Minn. R. Crim. P. 5.02, subd. 3.

            Here there is a threshold issue as to whether Doyle has any entitlement to a public defender since it does not appear that he is a criminal defendant.  Even if Doyle was otherwise entitled to a public defender, he acknowledged that he does not receive means-tested governmental benefits and that his case had not been refused by two attorneys because he cannot afford their fees.  Thus, to be financially eligible for a public defender, Doyle would have had to show that he was unable to pay the reasonable costs charged by private counsel.  Minn. R. Crim. P. 5.02, subd. 3; Stuart, 646 N.W.2d at 526 (placing the burden of proof on applicant to demonstrate that he or she is financially eligible for a public defender).

            Doyle listed his financial information on his application for a public defender.  But there is no information in the record on how much it would cost Doyle to obtain private counsel for his case.  The burden was on Doyle to provide that information.  Because Doyle did not meet his burden, the district court did not abuse its discretion.     

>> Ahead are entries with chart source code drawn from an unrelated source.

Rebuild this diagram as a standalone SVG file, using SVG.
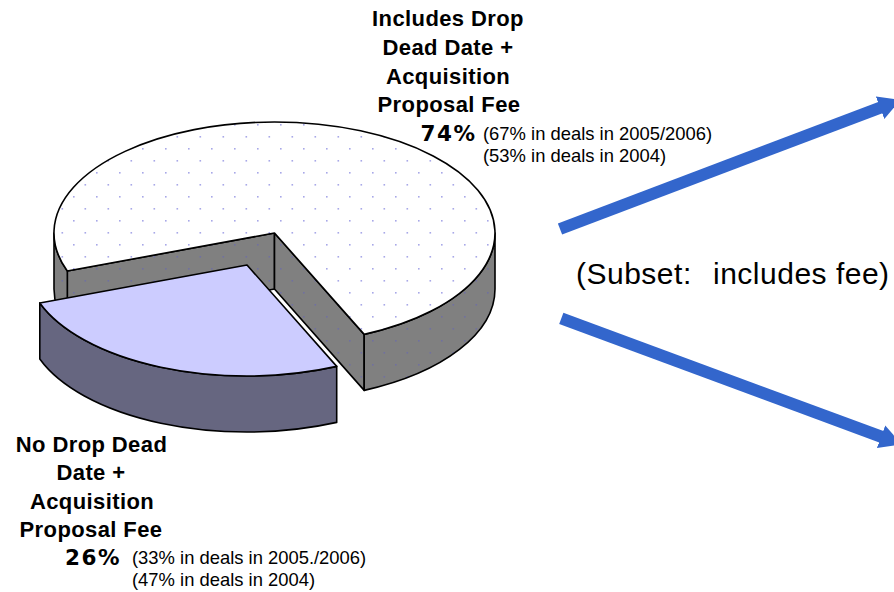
<svg xmlns="http://www.w3.org/2000/svg" width="894" height="592" viewBox="0 0 894 592">
<style>
.edge{stroke:#000;stroke-width:1.6;stroke-linejoin:round}
.lbl{font-family:"Liberation Sans",Arial,sans-serif;font-weight:bold;font-size:22px;letter-spacing:0.4px;text-anchor:middle;fill:#000}
.pct{font-family:"DejaVu Sans",Verdana,sans-serif;font-weight:bold;font-size:21.5px;letter-spacing:1.5px;fill:#000}
.sm{font-family:"Liberation Sans",Arial,sans-serif;font-size:18.4px;fill:#000}
.sub{font-family:"Liberation Sans",Arial,sans-serif;font-size:30px;letter-spacing:0.5px;fill:#000}
.arrow{stroke:#3366cc;stroke-width:12;fill:none;stroke-linecap:butt}
</style>
<defs>
<pattern id="dotW" width="23" height="24" patternUnits="userSpaceOnUse">
<rect width="23" height="24" fill="#ffffff"/>
<rect x="4" y="4" width="1.6" height="1.6" fill="#a8a8e8"/>
<rect x="15.5" y="16" width="1.6" height="1.6" fill="#a8a8e8"/>
</pattern>
<pattern id="dotG" width="23" height="24" patternUnits="userSpaceOnUse">
<rect width="23" height="24" fill="#808080"/>
<rect x="4" y="4" width="1.6" height="1.6" fill="#7070a0"/>
<rect x="15.5" y="16" width="1.6" height="1.6" fill="#7070a0"/>
</pattern>
<marker id="ah" markerUnits="userSpaceOnUse" viewBox="0 0 22 24" markerWidth="22" markerHeight="24" refX="1" refY="12" orient="auto">
<path d="M0,0 L22,12 L0,24 Z" fill="#3366cc"/>
</marker>
</defs>
<rect width="894" height="592" fill="#ffffff"/>

<g id="slice-includes">
<path class="edge" fill="url(#dotG)" d="M274.5,233 L67.3,271 L67.3,327 L274.5,289 Z"/>
<path class="edge" fill="url(#dotG)" d="M274.5,233 L364.2,334.4 L364.2,390.4 L274.5,289 Z"/>
<path class="edge" fill="url(#dotG)" d="M54,233 A220.5,111 0 0 0 67.3,271 L67.3,327 A220.5,111 0 0 1 54,289 Z"/>
<path class="edge" fill="url(#dotG)" d="M364.2,334.4 A220.5,111 0 0 0 495,233 L495,289 A220.5,111 0 0 1 364.2,390.4 Z"/>
<path class="edge" fill="url(#dotW)" d="M274.5,233 L67.3,271 A220.5,111 0 1 1 364.2,334.4 Z"/>
</g>

<g id="slice-no">
<path class="edge" fill="#666680" d="M336.7,366.4 A220.5,111 0 0 1 39.8,303 L39.8,359 A220.5,111 0 0 0 336.7,422.4 Z"/>
<path class="edge" fill="#ccccff" d="M247,265 L336.7,366.4 A220.5,111 0 0 1 39.8,303 Z"/>
</g>

<g id="label-includes">
<text class="lbl" x="448" y="26">Includes Drop</text>
<text class="lbl" x="448" y="55">Dead Date +</text>
<text class="lbl" x="448" y="83.5">Acquisition</text>
<text class="lbl" x="449" y="112">Proposal Fee</text>
<text class="pct" x="420.5" y="141">74%</text>
<text class="sm" x="483" y="139.5">(67% in deals in 2005/2006)</text>
<text class="sm" x="483" y="161.5">(53% in deals in 2004)</text>
</g>

<g id="label-no">
<text class="lbl" x="91.5" y="452">No Drop Dead</text>
<text class="lbl" x="91" y="480">Date +</text>
<text class="lbl" x="92" y="508.5">Acquisition</text>
<text class="lbl" x="91" y="537">Proposal Fee</text>
<text class="pct" x="65" y="565">26%</text>
<text class="sm" x="132" y="564">(33% in deals in 2005./2006)</text>
<text class="sm" x="132" y="586">(47% in deals in 2004)</text>
</g>

<g id="connectors">
<line class="arrow" x1="560" y1="229" x2="881" y2="107.3" marker-end="url(#ah)"/>
<line class="arrow" x1="561.3" y1="318.3" x2="882" y2="437" marker-end="url(#ah)"/>
</g>

<g id="subset-label">
<text class="sub" x="576" y="284">(Subset:<tspan x="713">includes fee)</tspan></text>
</g>
</svg>
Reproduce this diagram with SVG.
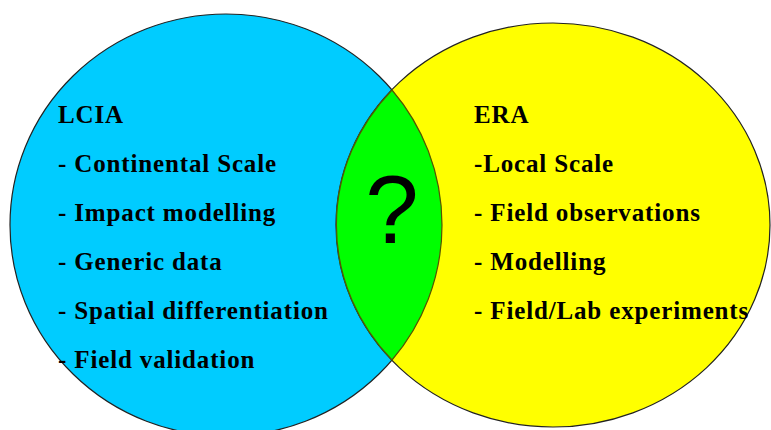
<svg xmlns="http://www.w3.org/2000/svg" width="771" height="430" viewBox="0 0 771 430">
  <style>
    .t { font-family: "Liberation Serif", "Times New Roman", serif; font-weight: bold; font-size: 25px; letter-spacing: 0.85px; fill: #000; }
    .q { font-family: "Liberation Sans", Arial, sans-serif; font-size: 96px; fill: #000; }
    .outline { stroke: #222; stroke-width: 1.2; }
  </style>
  <defs>
    <clipPath id="blueClip">
      <ellipse cx="226" cy="225" rx="216" ry="211"/>
    </clipPath>
  </defs>
  <rect x="0" y="0" width="771" height="430" fill="#ffffff"/>
  <g id="lcia">
    <ellipse class="outline" cx="226" cy="225" rx="216" ry="211" fill="#00CCFF"/>
  </g>
  <g id="era">
    <ellipse class="outline" cx="553" cy="225" rx="217" ry="202" fill="#FFFF00"/>
  </g>
  <g id="overlap">
    <ellipse cx="553" cy="225" rx="217" ry="202" fill="#00FF00" clip-path="url(#blueClip)"/>
    <path d="M 392 90 A 217 202 0 0 0 392 360" fill="none" stroke="#555500" stroke-width="1.2"/>
    <path d="M 392 90 A 216 211 0 0 1 392 360" fill="none" stroke="#555500" stroke-width="1.2"/>
    <text class="q" x="392" y="243" text-anchor="middle">?</text>
  </g>
  <g id="lcia-text">
    <text class="t" x="58" y="123">LCIA</text>
    <text class="t" x="58" y="172">- Continental Scale</text>
    <text class="t" x="58" y="221">- Impact modelling</text>
    <text class="t" x="58" y="270">- Generic data</text>
    <text class="t" x="58" y="319">- Spatial differentiation</text>
    <text class="t" x="58" y="368">- Field validation</text>
  </g>
  <g id="era-text">
    <text class="t" x="474" y="123">ERA</text>
    <text class="t" x="474" y="172">-Local Scale</text>
    <text class="t" x="474" y="221">- Field observations</text>
    <text class="t" x="474" y="270">- Modelling</text>
    <text class="t" x="474" y="319">- Field/Lab experiments</text>
  </g>
  <g id="connectors"/>
</svg>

            Doyle argues that the district court judge was biased against him because the judge interrupted Doyle at several points in the proceedings.  This argument is not persuasive.  The district court judge interrupted Doyle to keep Doyle on point and keep the proceeding on track.  Such interruptions are well within the province of a district court judge and are not indicative of bias.  See McClelland v. McClelland, 359 N.W.2d 7, 11 (Minn. 1984).     

            Affirmed in part and reversed in part.

[1] Doyle makes several comments in his brief as to the original order.  We do not consider those comments in this appeal because Doyle did not appeal from that order or the amendment thereto.  In any event, the trial court did not abuse its discretion in finding that there was sufficient evidence for a harassment restraining order.